15) Gibt es Evaluierungen zu fremduntergebrachten Kinern/Jugendlichen betreffend ihres Verhaltens während der Fremdunterbringung? (Falls ja, bitte geben Sie uns die Daten für die letzten fünf Jahre bekannt.)

a)    Straftaten – Anzeigen und Verurteilungen?

b)    Alkohol- oder Drogenmissbrauch?

c)    Sexueller Missbrauch?

d)    Frühschwangerschaften etc.?

e)    Psychiatrische Einweisungen?

f)     Suizide und Suizidversuche?

16) Gibt es allgemeine Evaluierungen der Träger und der einzelnen Einrichtungen?

a)    Gibt es eine Evaluierung der Kosten-Nutzen-Effizienz bei diversen Unterbringungseinrichtungen?

b)    Gibt es eine Evaluierung der besonderen Betreuungs- und Therapieformen?

c)    Gibt es eine Berechnung der Kosten der Unterbringung („Maßnahmenwettbewerb“)?

d)    Gibt es regelmäßige Überprüfungen der gesamten Geschäftsgebarung und regelmä-ßige Verhandlungen der Tarife bzw. der Tagessätze?

17) Wie hoch ist die Anzahl und wie ist die Qualifikation der Betreuer in der „Vollen Erziehung“?

a)    Wie viele Betreuer sind in diesem Bereich tätig? (Bitte um Auflistung nach Bundesländern.)

b)    Wie viele Kinder/Jugendliche hat ein Betreuer zu beaufsichtigen?

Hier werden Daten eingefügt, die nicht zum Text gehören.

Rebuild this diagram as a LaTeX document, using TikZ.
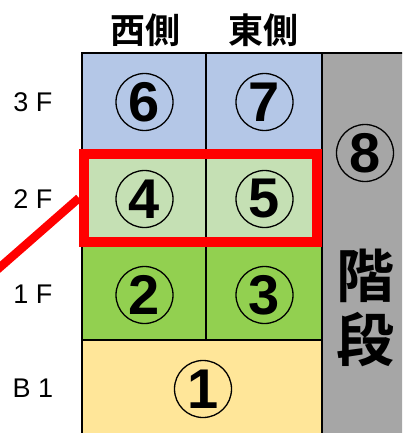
\documentclass[tikz,border=0pt]{standalone}
\usepackage{fontspec}
\setmainfont{Liberation Sans}
\newfontfamily\cjk{Noto Sans CJK JP}[BoldFont={* Bold}]
\definecolor{blue3}{HTML}{B4C7E7}
\definecolor{green2}{HTML}{C5E0B4}
\definecolor{green1}{HTML}{92D050}
\definecolor{yellowb}{HTML}{FFE699}
\definecolor{grayst}{HTML}{A6A6A6}
\definecolor{redhl}{HTML}{FF0000}
\tikzset{
  cell/.style={draw=black, line width=1.6pt, rectangle, inner sep=0pt},
  num/.style={draw=black, circle, line width=1.3pt, minimum size=57pt, inner sep=0pt,
    font=\fontsize{56}{60}\selectfont\bfseries},
  head/.style={font=\cjk\bfseries\fontsize{35}{40}\selectfont, inner sep=0pt},
  stair/.style={font=\cjk\bfseries\fontsize{58}{60}\selectfont, inner sep=0pt},
  floor/.style={font=\fontsize{27}{30}\selectfont, inner sep=0pt},
  hlbox/.style={draw=redhl, line width=10pt, rectangle, inner sep=0pt, minimum width=233pt, minimum height=88pt},
  hlline/.style={draw=redhl, line width=8.5pt}
}
\begin{document}
\begin{tikzpicture}[x=1pt,y=-1pt]
\useasboundingbox (0,0) rectangle (402,433);
\clip (0,0) rectangle (402,433);
% cells
\node[cell, fill=blue3, minimum width=124pt, minimum height=97pt] (c6) at (144,101.5) {};
\node[cell, fill=blue3, minimum width=116pt, minimum height=97pt] (c7) at (264,101.5) {};
\node[cell, fill=green2, minimum width=124pt, minimum height=95pt] (c4) at (144,197.5) {};
\node[cell, fill=green2, minimum width=116pt, minimum height=95pt] (c5) at (264,197.5) {};
\node[cell, fill=green1, minimum width=124pt, minimum height=95pt] (c2) at (144,292.5) {};
\node[cell, fill=green1, minimum width=116pt, minimum height=95pt] (c3) at (264,292.5) {};
\node[cell, fill=yellowb, minimum width=240pt, minimum height=100pt] (c1) at (202,390) {};
\node[cell, fill=grayst, minimum width=86pt, minimum height=390pt] (st) at (365,248) {};
% numbers
\node[num] (n6) at (144.5,102) {6};
\node[num] (n7) at (264.5,102) {7};
\node[num] (n4) at (144.5,199) {4};
\node[num] (n5) at (264.5,199) {5};
\node[num] (n2) at (144.5,295) {2};
\node[num] (n3) at (264.5,295) {3};
\node[num] (n1) at (203,389) {1};
\node[num] (n8) at (365,153) {8};
% stairs text
\node[stair] (k1) at (365,276) {階};
\node[stair] (k2) at (365,340) {段};
% headers
\node[head] (hw) at (145,30) {西側};
\node[head] (he) at (263,30) {東側};
% floor labels
\node[floor] (f3) at (33,102) {3 F};
\node[floor] (f2) at (33,199) {2 F};
\node[floor] (f1) at (33,294) {1 F};
\node[floor] (fb) at (33,388) {B 1};
% highlight
\node[hlbox] (hl) at (200.5,198) {};
\coordinate (lend) at (-10,276);
\draw[hlline] (hl.west) -- (lend);
\end{tikzpicture}
\end{document}
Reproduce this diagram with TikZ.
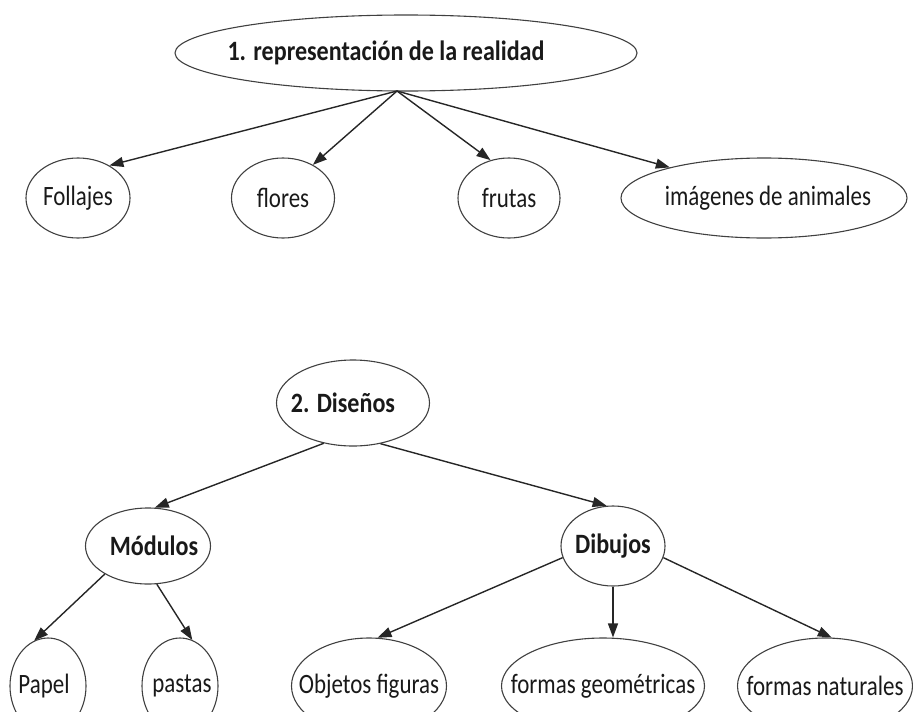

Wie hat sich diese Betreuungsrelation in den letzten fünf Jahren entwickelt?

c)    Nach welchen Kriterien werden Pflegefamilien ausgesucht, wie und wie oft werden  diese kontrolliert?

18) Gibt es Prognosezahlen der künftigen Entwicklung der Anzahl von Kindesabnahmen und Fremdunterbringungen (= Volle Erziehung nach § 26) und der damit verbundenen Kosten für die öffentliche Hand?

19) Welche Maßnahmen werden gesetzt, um eine weitere Steigerung der Kindesabnahmen (Volle Erziehung nach § 26) zu verhindern bzw. die Anzahl und die Kosten sogar zu senken?

20) Wie viele Kinder/Jugendliche sind derzeit im Ausland untergebracht?

a)    In welchen Ländern sind diese Kinder/Jugendlichen untergebracht (Bitte jeweils die Anzahl der Kinder/Jugendlichen)?

b)    Aus welchen Bundesländern stammen die im Ausland untergebrachten Kinder/Ju-gendlichen (Bitte Auflistung nach Bundesländern und Anteil an der Gesamtzahl der fremduntergebrachten Kinder/Jugendlichen im jeweiligen Bundesland)?

c)    Wie hat sich die Anzahl der im Ausland untergebrachten Kinder in den letzten fünf  Jahren entwickelt?

21) Entspricht das Vorgehen der Kinder- und Jugendhilfe in Österreich der UN-Kinderrechts-konvention?

22) Wie viel kostet durchschnittlich die Unterbringung in der „Vollen Erziehung“ pro Monat? (Bitte um Auflistung für die letzten fünf Jahre.)

a)    Gibt es Unterschiede nach Bundeländern? Falls ja, wie hoch sind die durchschnittlichen Kosten in den jeweiligen Bundesländern? (Bitte um Auflistung für die letzten fünf Jahre.)